_Information supplied:_
'''

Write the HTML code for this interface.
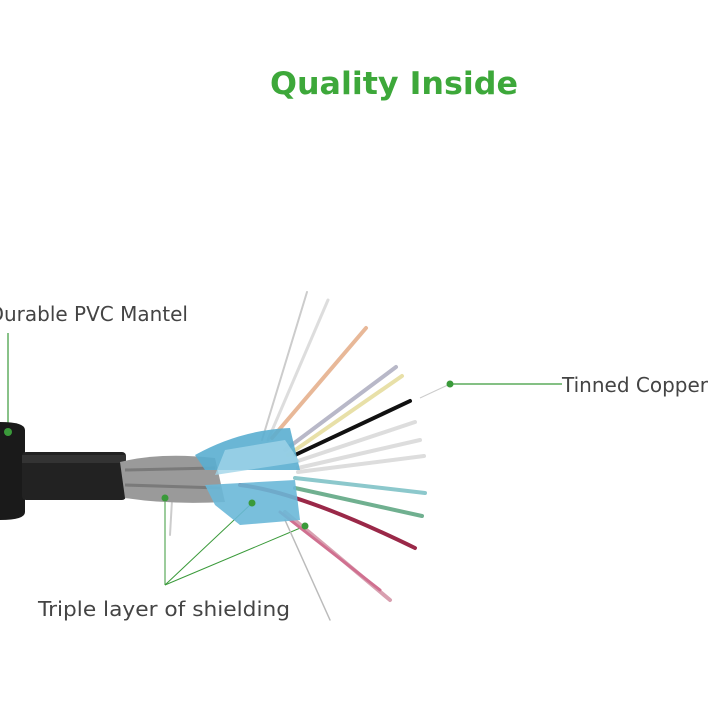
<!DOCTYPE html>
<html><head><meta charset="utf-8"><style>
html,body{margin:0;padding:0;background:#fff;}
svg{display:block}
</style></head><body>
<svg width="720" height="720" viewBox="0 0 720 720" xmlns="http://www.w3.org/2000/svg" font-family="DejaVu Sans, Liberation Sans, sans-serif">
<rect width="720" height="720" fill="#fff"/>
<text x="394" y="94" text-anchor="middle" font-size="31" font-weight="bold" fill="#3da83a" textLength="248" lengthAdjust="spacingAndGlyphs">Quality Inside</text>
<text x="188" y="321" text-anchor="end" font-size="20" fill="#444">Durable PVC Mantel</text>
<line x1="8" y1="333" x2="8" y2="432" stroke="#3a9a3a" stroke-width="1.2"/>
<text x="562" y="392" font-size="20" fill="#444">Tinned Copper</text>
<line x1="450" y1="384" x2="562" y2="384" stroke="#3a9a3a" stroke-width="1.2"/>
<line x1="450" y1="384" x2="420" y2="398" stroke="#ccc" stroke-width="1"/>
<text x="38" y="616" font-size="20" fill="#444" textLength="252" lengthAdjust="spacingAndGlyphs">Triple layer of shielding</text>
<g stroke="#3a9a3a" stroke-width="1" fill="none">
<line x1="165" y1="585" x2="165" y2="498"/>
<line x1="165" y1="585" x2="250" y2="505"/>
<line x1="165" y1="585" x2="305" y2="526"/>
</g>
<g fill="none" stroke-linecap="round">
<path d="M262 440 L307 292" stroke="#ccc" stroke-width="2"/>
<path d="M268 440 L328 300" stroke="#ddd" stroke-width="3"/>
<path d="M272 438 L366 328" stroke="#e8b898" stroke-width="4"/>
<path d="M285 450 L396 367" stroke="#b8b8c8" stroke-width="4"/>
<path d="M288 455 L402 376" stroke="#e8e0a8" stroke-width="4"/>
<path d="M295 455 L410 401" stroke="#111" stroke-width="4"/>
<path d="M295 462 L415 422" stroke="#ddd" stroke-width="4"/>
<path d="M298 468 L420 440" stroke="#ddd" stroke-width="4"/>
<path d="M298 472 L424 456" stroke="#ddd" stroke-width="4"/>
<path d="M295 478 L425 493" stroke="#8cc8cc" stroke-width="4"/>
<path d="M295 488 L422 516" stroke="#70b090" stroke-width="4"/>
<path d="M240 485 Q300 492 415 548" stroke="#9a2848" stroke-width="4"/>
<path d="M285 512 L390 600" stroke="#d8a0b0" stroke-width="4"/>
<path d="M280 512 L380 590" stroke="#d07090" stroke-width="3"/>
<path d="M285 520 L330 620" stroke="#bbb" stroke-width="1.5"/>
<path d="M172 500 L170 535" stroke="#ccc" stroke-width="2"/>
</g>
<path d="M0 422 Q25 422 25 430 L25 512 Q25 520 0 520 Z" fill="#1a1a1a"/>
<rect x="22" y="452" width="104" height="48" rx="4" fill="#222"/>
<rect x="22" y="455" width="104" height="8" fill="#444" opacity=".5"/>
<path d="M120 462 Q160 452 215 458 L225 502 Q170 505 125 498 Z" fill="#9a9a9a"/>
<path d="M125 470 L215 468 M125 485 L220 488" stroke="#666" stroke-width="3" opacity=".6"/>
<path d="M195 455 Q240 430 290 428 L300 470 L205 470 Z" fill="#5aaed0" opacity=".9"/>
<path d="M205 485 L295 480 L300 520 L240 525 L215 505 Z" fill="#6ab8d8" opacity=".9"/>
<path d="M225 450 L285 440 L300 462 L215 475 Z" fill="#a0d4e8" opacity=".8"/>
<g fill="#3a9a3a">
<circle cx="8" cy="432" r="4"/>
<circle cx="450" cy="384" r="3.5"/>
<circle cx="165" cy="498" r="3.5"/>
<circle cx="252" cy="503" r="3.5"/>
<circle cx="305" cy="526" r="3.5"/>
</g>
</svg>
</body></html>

'''

_Prompt:_ Make an exact copy of all the material, but keep the pictures out of it.

_Solved exercise:_
Write the HTML code for this interface.
<!DOCTYPE html>
<html><head><meta charset="utf-8"><style>
html,body{margin:0;padding:0;background:#fff;}
svg{display:block}
</style></head><body>
<svg width="720" height="720" viewBox="0 0 720 720" xmlns="http://www.w3.org/2000/svg" font-family="DejaVu Sans, Liberation Sans, sans-serif">
<rect width="720" height="720" fill="#fff"/>
<text x="394" y="94" text-anchor="middle" font-size="31" font-weight="bold" fill="#3da83a" textLength="248" lengthAdjust="spacingAndGlyphs">Quality Inside</text>
<text x="188" y="321" text-anchor="end" font-size="20" fill="#444">Durable PVC Mantel</text>
<line x1="8" y1="333" x2="8" y2="432" stroke="#3a9a3a" stroke-width="1.2"/>
<text x="562" y="392" font-size="20" fill="#444">Tinned Copper</text>
<line x1="450" y1="384" x2="562" y2="384" stroke="#3a9a3a" stroke-width="1.2"/>
<line x1="450" y1="384" x2="420" y2="398" stroke="#ccc" stroke-width="1"/>
<text x="38" y="616" font-size="20" fill="#444" textLength="252" lengthAdjust="spacingAndGlyphs">Triple layer of shielding</text>
<g stroke="#3a9a3a" stroke-width="1" fill="none">
<line x1="165" y1="585" x2="165" y2="498"/>
<line x1="165" y1="585" x2="250" y2="505"/>
<line x1="165" y1="585" x2="305" y2="526"/>
</g>
<g fill="none" stroke-linecap="round">
<path d="M262 440 L307 292" stroke="#ccc" stroke-width="2"/>
<path d="M268 440 L328 300" stroke="#ddd" stroke-width="3"/>
<path d="M272 438 L366 328" stroke="#e8b898" stroke-width="4"/>
<path d="M285 450 L396 367" stroke="#b8b8c8" stroke-width="4"/>
<path d="M288 455 L402 376" stroke="#e8e0a8" stroke-width="4"/>
<path d="M295 455 L410 401" stroke="#111" stroke-width="4"/>
<path d="M295 462 L415 422" stroke="#ddd" stroke-width="4"/>
<path d="M298 468 L420 440" stroke="#ddd" stroke-width="4"/>
<path d="M298 472 L424 456" stroke="#ddd" stroke-width="4"/>
<path d="M295 478 L425 493" stroke="#8cc8cc" stroke-width="4"/>
<path d="M295 488 L422 516" stroke="#70b090" stroke-width="4"/>
<path d="M240 485 Q300 492 415 548" stroke="#9a2848" stroke-width="4"/>
<path d="M285 512 L390 600" stroke="#d8a0b0" stroke-width="4"/>
<path d="M280 512 L380 590" stroke="#d07090" stroke-width="3"/>
<path d="M285 520 L330 620" stroke="#bbb" stroke-width="1.5"/>
<path d="M172 500 L170 535" stroke="#ccc" stroke-width="2"/>
</g>
<path d="M0 422 Q25 422 25 430 L25 512 Q25 520 0 520 Z" fill="#1a1a1a"/>
<rect x="22" y="452" width="104" height="48" rx="4" fill="#222"/>
<rect x="22" y="455" width="104" height="8" fill="#444" opacity=".5"/>
<path d="M120 462 Q160 452 215 458 L225 502 Q170 505 125 498 Z" fill="#9a9a9a"/>
<path d="M125 470 L215 468 M125 485 L220 488" stroke="#666" stroke-width="3" opacity=".6"/>
<path d="M195 455 Q240 430 290 428 L300 470 L205 470 Z" fill="#5aaed0" opacity=".9"/>
<path d="M205 485 L295 480 L300 520 L240 525 L215 505 Z" fill="#6ab8d8" opacity=".9"/>
<path d="M225 450 L285 440 L300 462 L215 475 Z" fill="#a0d4e8" opacity=".8"/>
<g fill="#3a9a3a">
<circle cx="8" cy="432" r="4"/>
<circle cx="450" cy="384" r="3.5"/>
<circle cx="165" cy="498" r="3.5"/>
<circle cx="252" cy="503" r="3.5"/>
<circle cx="305" cy="526" r="3.5"/>
</g>
</svg>
</body></html>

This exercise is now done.